— Data excerpts —
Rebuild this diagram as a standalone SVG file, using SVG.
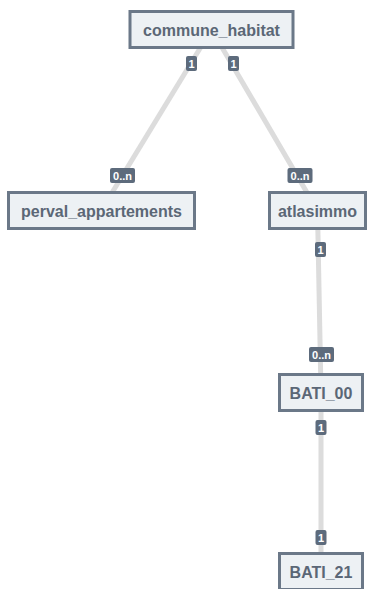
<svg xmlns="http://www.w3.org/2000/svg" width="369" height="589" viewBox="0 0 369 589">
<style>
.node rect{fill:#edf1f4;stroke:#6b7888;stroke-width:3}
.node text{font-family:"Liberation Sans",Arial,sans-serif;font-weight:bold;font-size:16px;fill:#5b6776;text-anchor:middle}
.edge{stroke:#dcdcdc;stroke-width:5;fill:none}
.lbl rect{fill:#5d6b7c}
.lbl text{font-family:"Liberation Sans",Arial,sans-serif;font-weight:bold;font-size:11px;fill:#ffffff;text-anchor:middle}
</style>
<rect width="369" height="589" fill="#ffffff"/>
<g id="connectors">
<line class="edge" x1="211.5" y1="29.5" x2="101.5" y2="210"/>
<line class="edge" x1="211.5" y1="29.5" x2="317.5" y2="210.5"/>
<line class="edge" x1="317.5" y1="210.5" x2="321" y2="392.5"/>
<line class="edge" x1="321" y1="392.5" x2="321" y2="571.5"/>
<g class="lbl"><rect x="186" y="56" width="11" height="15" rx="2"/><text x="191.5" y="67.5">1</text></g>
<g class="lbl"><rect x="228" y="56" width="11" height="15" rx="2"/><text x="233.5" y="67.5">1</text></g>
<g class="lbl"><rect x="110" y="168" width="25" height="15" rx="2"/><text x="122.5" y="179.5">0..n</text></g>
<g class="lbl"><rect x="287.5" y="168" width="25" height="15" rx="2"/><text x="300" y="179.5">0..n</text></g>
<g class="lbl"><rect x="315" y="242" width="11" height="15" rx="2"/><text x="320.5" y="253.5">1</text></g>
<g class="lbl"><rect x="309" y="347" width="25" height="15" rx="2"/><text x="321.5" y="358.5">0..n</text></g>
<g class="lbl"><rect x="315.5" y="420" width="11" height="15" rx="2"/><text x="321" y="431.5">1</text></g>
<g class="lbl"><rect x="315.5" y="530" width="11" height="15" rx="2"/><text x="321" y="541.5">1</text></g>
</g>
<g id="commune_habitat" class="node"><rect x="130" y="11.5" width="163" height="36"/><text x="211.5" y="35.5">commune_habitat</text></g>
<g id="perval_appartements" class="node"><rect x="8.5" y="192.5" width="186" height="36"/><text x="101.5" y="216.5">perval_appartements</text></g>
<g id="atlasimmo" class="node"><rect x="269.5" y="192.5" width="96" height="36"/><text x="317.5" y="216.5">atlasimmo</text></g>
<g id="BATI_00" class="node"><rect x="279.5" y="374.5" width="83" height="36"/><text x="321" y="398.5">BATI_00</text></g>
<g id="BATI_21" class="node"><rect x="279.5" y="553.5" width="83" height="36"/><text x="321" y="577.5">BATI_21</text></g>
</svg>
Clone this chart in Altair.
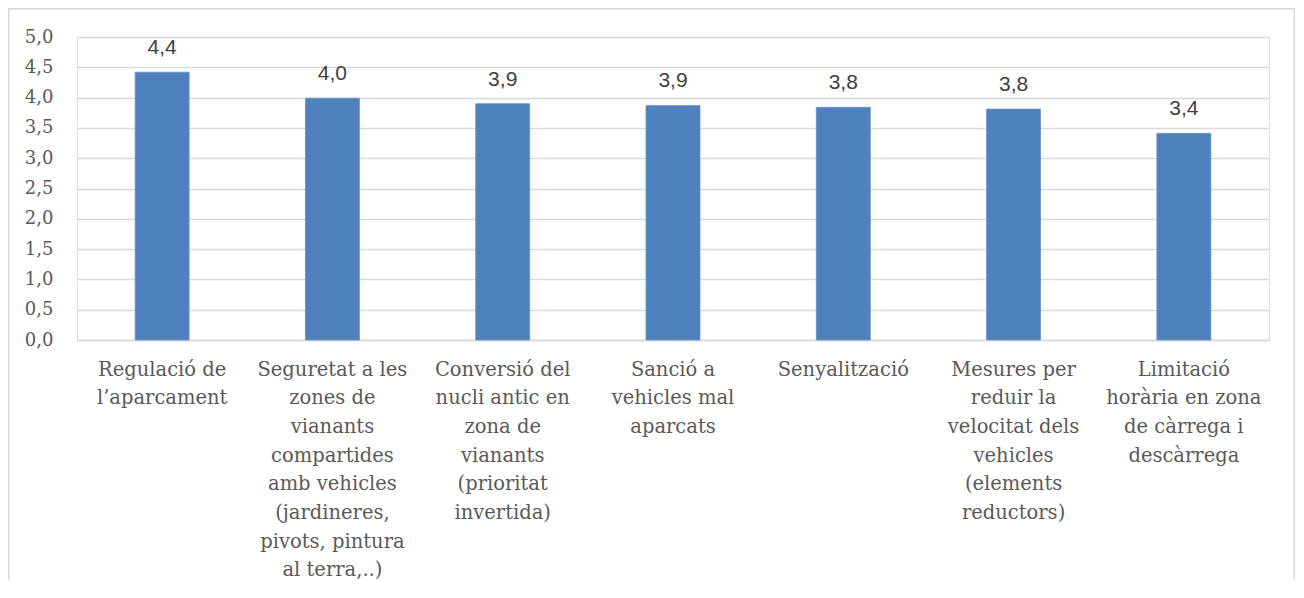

— Exercise —
Transcribe every record above exactly as written, leaving out any pictures.

— Response —
Rebuild this diagram as a standalone SVG file, using SVG.
<svg xmlns="http://www.w3.org/2000/svg" width="369" height="589" viewBox="0 0 369 589">
<style>
.node rect{fill:#edf1f4;stroke:#6b7888;stroke-width:3}
.node text{font-family:"Liberation Sans",Arial,sans-serif;font-weight:bold;font-size:16px;fill:#5b6776;text-anchor:middle}
.edge{stroke:#dcdcdc;stroke-width:5;fill:none}
.lbl rect{fill:#5d6b7c}
.lbl text{font-family:"Liberation Sans",Arial,sans-serif;font-weight:bold;font-size:11px;fill:#ffffff;text-anchor:middle}
</style>
<rect width="369" height="589" fill="#ffffff"/>
<g id="connectors">
<line class="edge" x1="211.5" y1="29.5" x2="101.5" y2="210"/>
<line class="edge" x1="211.5" y1="29.5" x2="317.5" y2="210.5"/>
<line class="edge" x1="317.5" y1="210.5" x2="321" y2="392.5"/>
<line class="edge" x1="321" y1="392.5" x2="321" y2="571.5"/>
<g class="lbl"><rect x="186" y="56" width="11" height="15" rx="2"/><text x="191.5" y="67.5">1</text></g>
<g class="lbl"><rect x="228" y="56" width="11" height="15" rx="2"/><text x="233.5" y="67.5">1</text></g>
<g class="lbl"><rect x="110" y="168" width="25" height="15" rx="2"/><text x="122.5" y="179.5">0..n</text></g>
<g class="lbl"><rect x="287.5" y="168" width="25" height="15" rx="2"/><text x="300" y="179.5">0..n</text></g>
<g class="lbl"><rect x="315" y="242" width="11" height="15" rx="2"/><text x="320.5" y="253.5">1</text></g>
<g class="lbl"><rect x="309" y="347" width="25" height="15" rx="2"/><text x="321.5" y="358.5">0..n</text></g>
<g class="lbl"><rect x="315.5" y="420" width="11" height="15" rx="2"/><text x="321" y="431.5">1</text></g>
<g class="lbl"><rect x="315.5" y="530" width="11" height="15" rx="2"/><text x="321" y="541.5">1</text></g>
</g>
<g id="commune_habitat" class="node"><rect x="130" y="11.5" width="163" height="36"/><text x="211.5" y="35.5">commune_habitat</text></g>
<g id="perval_appartements" class="node"><rect x="8.5" y="192.5" width="186" height="36"/><text x="101.5" y="216.5">perval_appartements</text></g>
<g id="atlasimmo" class="node"><rect x="269.5" y="192.5" width="96" height="36"/><text x="317.5" y="216.5">atlasimmo</text></g>
<g id="BATI_00" class="node"><rect x="279.5" y="374.5" width="83" height="36"/><text x="321" y="398.5">BATI_00</text></g>
<g id="BATI_21" class="node"><rect x="279.5" y="553.5" width="83" height="36"/><text x="321" y="577.5">BATI_21</text></g>
</svg>
Clone this chart in Altair.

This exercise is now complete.